Ask the applicant to do something for you – supply you with some more information, get someone to call you back – that kind of thing. Test how good they are at follow through. I use this technique when I am hiring staff too! Some people will do as you have requested, others won’t and I am constantly surprised by the amount of people that spend their time doing all of the initial ground work and then fail to do the required follow up.  If you have maintenance that needs to be carried out and you need a tenant’s assistance to get it done, you want to work with someone who can and will assist you instead of someone who will not be as responsible.

Phone calls – track how many times they have contacted you during the initial phase. There are those tenants who will call you 10 times a day. It has been my experience that this behaviour will not stop during the tenancy. You want tenants who are relaxed and who will not take up your day with small issues. Alternatively they call so much because they are anxious to secure a property. If they urgently need to move home, this should raise questions too.

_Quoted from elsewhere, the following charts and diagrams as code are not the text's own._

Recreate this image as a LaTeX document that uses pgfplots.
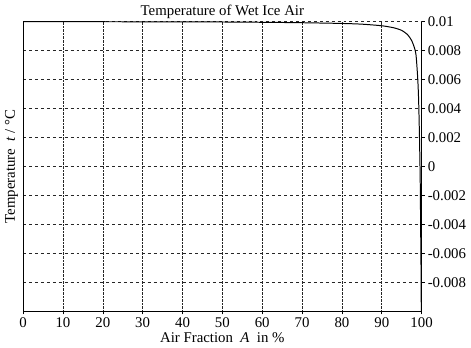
\documentclass[border=0pt]{standalone}
\usepackage{pgfplots}
\pgfplotsset{compat=1.18}
\usetikzlibrary{calc}
\usepackage{fontspec}
\setmainfont{Liberation Serif}
\begin{document}
\fontsize{15}{18}\selectfont
\begin{tikzpicture}
\begin{axis}[
  name=ax,
  scale only axis,
  width=403pt, height=293pt,
  xmin=0, xmax=100, ymin=-0.01, ymax=0.01,
  axis x line*=bottom, axis y line*=right,
  xtick={0,10,...,100},
  ytick={-0.008,-0.006,-0.004,-0.002,0,0.002,0.004,0.006,0.008,0.01},
  yticklabels={-0.008,-0.006,-0.004,-0.002,0,0.002,0.004,0.006,0.008,0.01},
  scaled y ticks=false,
  /pgf/number format/assume math mode=true,
  tick align=outside, major tick length=3pt,
  grid=major,
  major x grid style={black!85, densely dotted, line width=0.6pt},
  major y grid style={black!85, dashed, line width=0.6pt},
  axis line style={black, line width=0.9pt},
  tick style={black, line width=0.6pt},
  xticklabel style={yshift=2pt},
  yticklabel style={xshift=-2pt},
  title={Temperature of Wet Ice Air},
  title style={yshift=-8pt},
  xlabel={Air Fraction\ \ \textit{A}\ \ in \%},
  xlabel style={yshift=5pt},
  clip mode=individual,
]
\addplot[black, line width=1pt, smooth, tension=0.4] coordinates {
(0,0.01) (30,0.009995) (50,0.00998) (60,0.00996) (70,0.00993) (80,0.00988)
(85,0.00983) (90,0.00972) (93,0.00958) (95,0.0094) (96.5,0.0091) (97.5,0.0087)
(98.2,0.0082) (98.6,0.0077) (99.0,0.0062) (99.2,0.005) (99.35,0.0035)
(99.5,0.0015) (99.65,-0.001) (99.75,-0.004) (99.85,-0.007) (99.92,-0.01)
};
\end{axis}
\draw[black, line width=0.9pt] (ax.south west) -- (ax.north west);
\node[rotate=90, anchor=south, inner sep=5pt] at ($(ax.south west)!0.5!(ax.north west)$) {Temperature\ \ \textit{t}\ / °C};
\end{tikzpicture}
\end{document}
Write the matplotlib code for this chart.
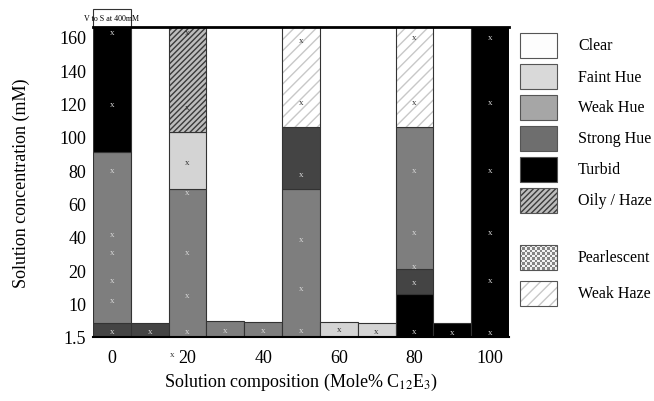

Why have they had to move so quickly? What has happened, have they had other applications declined? Have they been evicted?

All of the above are red flags and they will help you to assess if you want to proceed with an applicant or not. If you only find one issue that has been brought to your attention or that does not add up then you should ask the applicant to explain to you in further detail.

Sometimes there is a very good reason for an issue, other times it will just not add up. It is when I see a few of the flags that I recommend that an application is declined. If a landlord and I are torn between accepting an applicant or not, we will usually go with my gut.

With over 25 years experience as a Property Manager I have fine tuned my instincts and intuition when it comes to choosing tenants for my clients. So do as the professionals do and listen to your intuition too!